The errors you mention do not seem the source of the problem, rather the presence of old metadata files (see lines 64 to 105). I'd suggest removing unused installs and cleaning it up.
Also, I can't understand why are you appending the log error of another model here; did you try eos935d ?
13:31:54 | INFO | Removing bento folder first /Users/karthik/bentoml/repository/eos2r5a/20230110132613_261874
@pauline-banye and @carcablop
May I ask you to update ersilia (if you haven't) - to the latest version and reinstall it (it has a slimmed bentoML version) and try the model again? I am getting some errors with the new bentoML install and want to make sure if its a general thing or not. log_error.txt
Hi @GemmaTuron Of course, even though I updated it last week. I'll update it again.
@carcablop
I've identified the problem. You might have, as I did, old eos-bentoml-0.11.0...

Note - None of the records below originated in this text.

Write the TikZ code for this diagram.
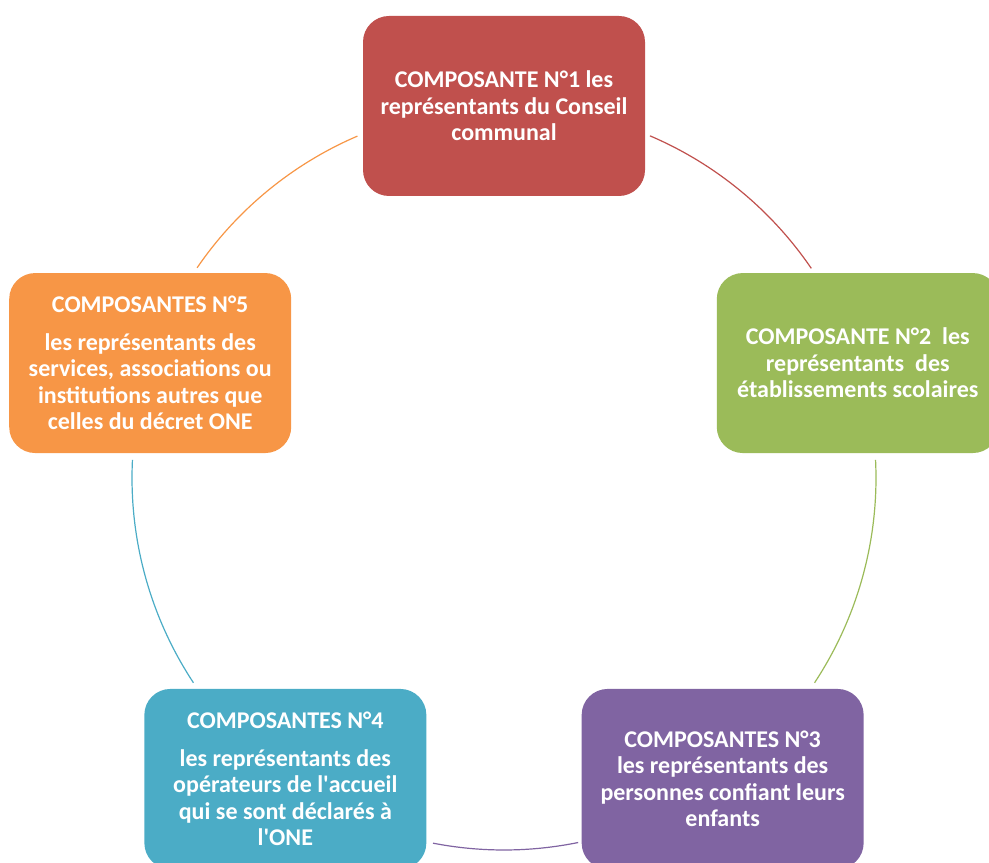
\documentclass[tikz,border=0pt]{standalone}
\usepackage{fontspec}
\setmainfont{Carlito}
\usepackage{xcolor}
\usetikzlibrary{calc}

\definecolor{compRed}{HTML}{C0504D}
\definecolor{compGreen}{HTML}{9BBB59}
\definecolor{compPurple}{HTML}{8064A2}
\definecolor{compBlue}{HTML}{4BACC6}
\definecolor{compOrange}{HTML}{F79646}

\begin{document}
\begin{tikzpicture}[x=1pt, y=1pt,
  comp/.style={rounded corners=26pt, minimum width=282pt, minimum height=180pt,
    inner sep=0pt, text=white, align=center,
    font=\bfseries\fontsize{24}{26.5}\selectfont},
  link/.style={line width=1.2pt}]

% ------------------------
% PARAMETERS
% ------------------------
\def\R{372}
\useasboundingbox (0,0) rectangle (989,863);
\coordinate (ctr) at (504,385);

% ------------------------
% Components
% ------------------------
\node[comp, fill=compRed] (compOne) at ($(ctr)+(90:\R)$)
  {COMPOSANTE N°1 les\\représentants du Conseil\\communal};

\node[comp, fill=compGreen] (compTwo) at ($(ctr)+(18:\R)$)
  {COMPOSANTE N°2\ \ les\\représentants\ \ des\\établissements scolaires};

\node[comp, fill=compPurple] (compThree) at ($(ctr)+(-54:\R)$)
  {COMPOSANTES N°3\\les représentants des\\personnes confiant leurs\\enfants};

\node[comp, fill=compBlue] (compFour) at ($(ctr)+(-126:\R)$)
  {COMPOSANTES N°4\\[11pt]les représentants des\\opérateurs de l\textquotesingle accueil\\qui se sont déclarés à\\l\textquotesingle ONE};

\node[comp, fill=compOrange] (compFive) at ($(ctr)+(162:\R)$)
  {COMPOSANTES N°5\\[11pt]les représentants des\\services, associations ou\\institutions autres que\\celles du décret ONE};

% ------------------------
% Circle arcs between components
% ------------------------
\draw[link, compRed] ($(ctr)+(66.9:\R)$) arc[start angle=66.9, end angle=34.3, radius=\R];
\draw[link, compGreen] ($(ctr)+(2.8:\R)$) arc[start angle=2.8, end angle=-33.4, radius=\R];
\draw[link, compPurple] ($(ctr)+(-78.5:\R)$) arc[start angle=-78.5, end angle=-101, radius=\R];
\draw[link, compBlue] ($(ctr)+(213.4:\R)$) arc[start angle=213.4, end angle=177.2, radius=\R];
\draw[link, compOrange] ($(ctr)+(145.6:\R)$) arc[start angle=145.6, end angle=113.2, radius=\R];

\end{tikzpicture}
\end{document}
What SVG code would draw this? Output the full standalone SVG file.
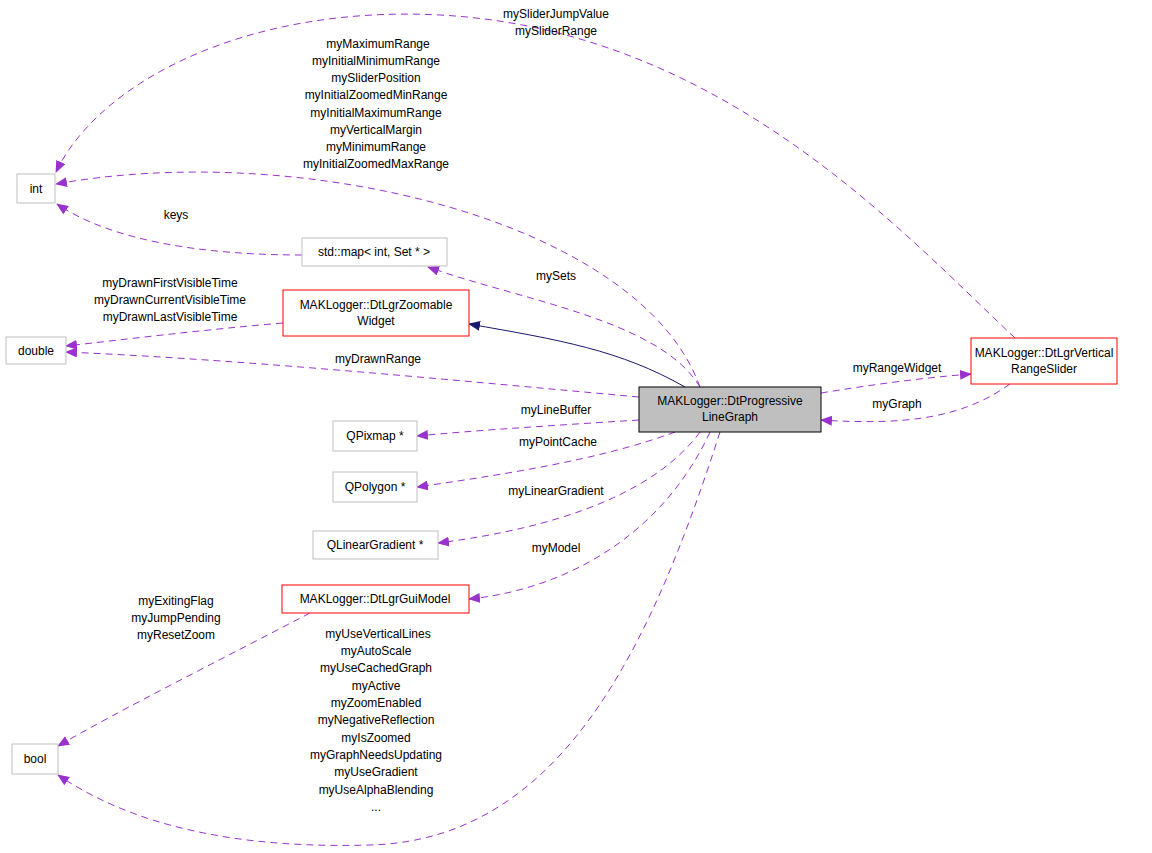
<svg xmlns="http://www.w3.org/2000/svg" width="1152" height="853" viewBox="0 0 1152 853">
<style>
text{font-family:"Liberation Sans",Arial,sans-serif;font-size:12px;text-anchor:middle;fill:#000}
.g{fill:#fff;stroke:#bfbfbf}
.r{fill:#fff;stroke:#ff0000}
.m{fill:#bfbfbf;stroke:#000}
.e{fill:none;stroke:#9a32cd;stroke-dasharray:7,5}
.i{fill:none;stroke:#191970}
</style>
<defs>
<marker id="a" markerWidth="12" markerHeight="10" refX="11" refY="5" orient="auto" markerUnits="userSpaceOnUse"><path d="M0,0L12,5L0,10z" fill="#9a32cd"/></marker>
<marker id="b" markerWidth="12" markerHeight="10" refX="11" refY="5" orient="auto" markerUnits="userSpaceOnUse"><path d="M0,0L12,5L0,10z" fill="#191970"/></marker>
</defs>
<g id="edges">
<path class="e" marker-end="url(#a)" d="M1015,338C900,230 720,30 440,15C250,5 100,80 56,172"/>
<path class="e" marker-end="url(#a)" d="M700,387C640,220 300,140 56,184"/>
<path class="e" marker-end="url(#a)" d="M302,255C200,255 110,240 57,204"/>
<path class="e" marker-end="url(#a)" d="M700,387C660,320 520,300 428,267"/>
<path class="i" marker-end="url(#b)" d="M685,387C620,350 560,340 469,324"/>
<path class="e" marker-end="url(#a)" d="M283,323C200,330 120,340 66,346"/>
<path class="e" marker-end="url(#a)" d="M639,397C450,380 250,360 66,352"/>
<path class="e" marker-end="url(#a)" d="M821,393C870,385 920,378 971,374"/>
<path class="e" marker-end="url(#a)" d="M1010,384C960,420 900,425 821,420"/>
<path class="e" marker-end="url(#a)" d="M639,420C560,425 480,430 417,436"/>
<path class="e" marker-end="url(#a)" d="M675,432C600,460 500,475 417,487"/>
<path class="e" marker-end="url(#a)" d="M700,432C650,500 540,530 438,543"/>
<path class="e" marker-end="url(#a)" d="M710,432C660,540 560,590 469,599"/>
<path class="e" marker-end="url(#a)" d="M310,613C220,660 120,710 58,746"/>
<path class="e" marker-end="url(#a)" d="M720,432C650,650 560,840 370,845C200,850 110,810 58,775"/>
</g>
<g id="labels">
<text x="556" y="18">mySliderJumpValue</text>
<text x="556" y="35">mySliderRange</text>
<text x="378" y="48">myMaximumRange</text>
<text x="376" y="65">myInitialMinimumRange</text>
<text x="376" y="82">mySliderPosition</text>
<text x="376" y="99">myInitialZoomedMinRange</text>
<text x="376" y="117">myInitialMaximumRange</text>
<text x="376" y="134">myVerticalMargin</text>
<text x="376" y="151">myMinimumRange</text>
<text x="376" y="168">myInitialZoomedMaxRange</text>
<text x="176" y="219">keys</text>
<text x="556" y="280">mySets</text>
<text x="170" y="287">myDrawnFirstVisibleTime</text>
<text x="170" y="304">myDrawnCurrentVisibleTime</text>
<text x="170" y="321">myDrawnLastVisibleTime</text>
<text x="378" y="363">myDrawnRange</text>
<text x="897" y="372">myRangeWidget</text>
<text x="897" y="408">myGraph</text>
<text x="556" y="414">myLineBuffer</text>
<text x="558" y="446">myPointCache</text>
<text x="556" y="495">myLinearGradient</text>
<text x="556" y="552">myModel</text>
<text x="176" y="605">myExitingFlag</text>
<text x="176" y="622">myJumpPending</text>
<text x="176" y="639">myResetZoom</text>
<text x="378" y="638">myUseVerticalLines</text>
<text x="376" y="655">myAutoScale</text>
<text x="376" y="672">myUseCachedGraph</text>
<text x="376" y="690">myActive</text>
<text x="376" y="707">myZoomEnabled</text>
<text x="376" y="724">myNegativeReflection</text>
<text x="376" y="742">myIsZoomed</text>
<text x="376" y="759">myGraphNeedsUpdating</text>
<text x="376" y="776">myUseGradient</text>
<text x="376" y="794">myUseAlphaBlending</text>
<text x="376" y="811">...</text>
</g>
<g id="n_int"><rect class="g" x="17" y="174" width="38" height="29"/><text x="36" y="193">int</text></g>
<g id="n_map"><rect class="g" x="302" y="238" width="145" height="28"/><text x="374" y="256">std::map&lt; int, Set * &gt;</text></g>
<g id="n_zoom"><rect class="r" x="283" y="290" width="186" height="46"/><text x="376" y="309">MAKLogger::DtLgrZoomable</text><text x="376" y="325">Widget</text></g>
<g id="n_double"><rect class="g" x="6" y="337" width="60" height="27"/><text x="36" y="355">double</text></g>
<g id="n_main"><rect class="m" x="639" y="387" width="182" height="45"/><text x="730" y="405">MAKLogger::DtProgressive</text><text x="730" y="421">LineGraph</text></g>
<g id="n_slider"><rect class="r" x="971" y="338" width="146" height="46"/><text x="1044" y="357">MAKLogger::DtLgrVertical</text><text x="1044" y="373">RangeSlider</text></g>
<g id="n_pixmap"><rect class="g" x="333" y="421" width="84" height="30"/><text x="375" y="440">QPixmap *</text></g>
<g id="n_polygon"><rect class="g" x="333" y="472" width="84" height="30"/><text x="375" y="491">QPolygon *</text></g>
<g id="n_grad"><rect class="g" x="313" y="531" width="125" height="28"/><text x="375" y="549">QLinearGradient *</text></g>
<g id="n_model"><rect class="r" x="282" y="585" width="187" height="28"/><text x="375" y="603">MAKLogger::DtLgrGuiModel</text></g>
<g id="n_bool"><rect class="g" x="12" y="744" width="46" height="30"/><text x="35" y="763">bool</text></g>
</svg>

conda environments. If you delete these and fetch again, the issue is solved
@karthikjetty and @Femme-js
I am awaiting confirmation that you were able to troubleshoot your issues ( @karthikjetty I havent seen the right log files for this model yet, and @Femme-js it seemed like a disk space issue)
Yes @GemmaTuron ! Seems same to me too. I am cleaning up the disk and everything. Would be testing it again.
Hi @GemmaTuron, I tested on the CLI but I received errors, retesting again. It worked without issues on colab. I would provide a more detailed update once I conclude testing with the CLI.
@pauline-banye thanks, please do check what I mentioned to carolina in the above messages before testing again
@carcablop I've identified the problem. You might have, as I did, old
eos-bentoml-0.11.0...
conda environments. If you delete these and fetch again, the issue is solved
Hello @GemmaTuron I made the suggested changes, besides cleaning my entire ubuntu system, removing the conda environments I wasn't using and removing the previously tested models, and finally removing the forks of the already built-in models. The model eos935d fetch successfully on CLI. log_fetch_eos935d.txt
Thank you :).
Hi @GemmaTuron , I pulled the latest changes from Ersilia , deleted the bentoml environments and tested the model again.
thanks @pauline-banye and @carcablop !
I'll mark this as completed!
Hi Gemma. I removed all my other conda environments, but still received the same error as before.
I notice that I have the environments listed in my conda environments that I did not remove.
eosbase-bentoml-0.11.0-py37 /opt/miniconda3/envs/eosbase-bentoml-0.11.0-py37 eosbase-bentoml-0.11.0-py38 /opt/miniconda3/envs/eosbase-bentoml-0.11.0-py38
I tried removing these using conda remove -n eosbase-bentoml-0.11.0-py37, but it gave me errors (I think I have to remove them as packages...?). I will try troubleshooting some more.
Hello @karthikjetty Karthik,
The environments need to be removed as conda environments, which errors did it give you? Let's move this conversation to the internship channel in slack since this issue is closed and the model is working, this is definitely an issue in your system in particular. Please post there your issues with these environments.
Hello @GemmaTuron ,
I did the envs cleaning as you mentioned and reinstalled ersilia too in my system with creating a new conda environment. I still got the same error with bentoml issue. I manually updated the bentoml version to 1.0.13, but it produces the following error now. eos935d.log
Test the model using a single smiles and a .csv file with a few of them to check that it works.